__WHAT IS ASKED__.
Write out the material exactly, with the pictures left out.
== SUPPLIED MATERIAL
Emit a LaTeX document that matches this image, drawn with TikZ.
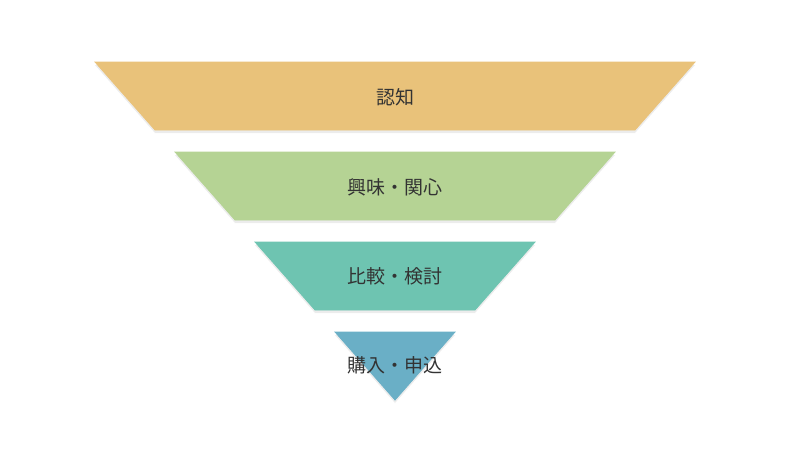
\documentclass[tikz,border=0pt]{standalone}
\usepackage{fontspec}
\newfontfamily\jpfont{Noto Sans CJK JP}
\usetikzlibrary{shadows}
\definecolor{stageA}{HTML}{E9C27A}
\definecolor{stageB}{HTML}{B5D394}
\definecolor{stageC}{HTML}{6EC4B1}
\definecolor{stageD}{HTML}{6AAFC6}
\definecolor{labeltext}{HTML}{333333}
\tikzset{
  stage/.style={draw=white, line width=0.8pt, drop shadow={shadow xshift=0pt, shadow yshift=-3pt, opacity=.15}},
  stagelabel/.style={font=\jpfont\fontsize{19}{19}\selectfont, text=labeltext}
}
\begin{document}
\begin{tikzpicture}[x=1pt, y=-1pt]
\useasboundingbox (0,0) rectangle (800,475);

\fill [stage, stageA] (95,62) -- (695,62) -- (635,130) -- (155,130) -- cycle;
\fill [stage, stageB] (175,152) -- (615,152) -- (555,220) -- (235,220) -- cycle;
\fill [stage, stageC] (255,242) -- (535,242) -- (475,310) -- (315,310) -- cycle;
\fill [stage, stageD] (335,332) -- (455,332) -- (395,400) -- cycle;

\node [stagelabel] (aware) at (395,97) {認知};
\node [stagelabel] (interest) at (395,187) {興味・関心};
\node [stagelabel] (compare) at (395,276) {比較・検討};
\node [stagelabel] (apply) at (395,365) {購入・申込};
\end{tikzpicture}
\end{document}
====
__TASK OUTPUT__.
Emit a LaTeX document that matches this image, drawn with TikZ.
\documentclass[tikz,border=0pt]{standalone}
\usepackage{fontspec}
\newfontfamily\jpfont{Noto Sans CJK JP}
\usetikzlibrary{shadows}
\definecolor{stageA}{HTML}{E9C27A}
\definecolor{stageB}{HTML}{B5D394}
\definecolor{stageC}{HTML}{6EC4B1}
\definecolor{stageD}{HTML}{6AAFC6}
\definecolor{labeltext}{HTML}{333333}
\tikzset{
  stage/.style={draw=white, line width=0.8pt, drop shadow={shadow xshift=0pt, shadow yshift=-3pt, opacity=.15}},
  stagelabel/.style={font=\jpfont\fontsize{19}{19}\selectfont, text=labeltext}
}
\begin{document}
\begin{tikzpicture}[x=1pt, y=-1pt]
\useasboundingbox (0,0) rectangle (800,475);

\fill [stage, stageA] (95,62) -- (695,62) -- (635,130) -- (155,130) -- cycle;
\fill [stage, stageB] (175,152) -- (615,152) -- (555,220) -- (235,220) -- cycle;
\fill [stage, stageC] (255,242) -- (535,242) -- (475,310) -- (315,310) -- cycle;
\fill [stage, stageD] (335,332) -- (455,332) -- (395,400) -- cycle;

\node [stagelabel] (aware) at (395,97) {認知};
\node [stagelabel] (interest) at (395,187) {興味・関心};
\node [stagelabel] (compare) at (395,276) {比較・検討};
\node [stagelabel] (apply) at (395,365) {購入・申込};
\end{tikzpicture}
\end{document}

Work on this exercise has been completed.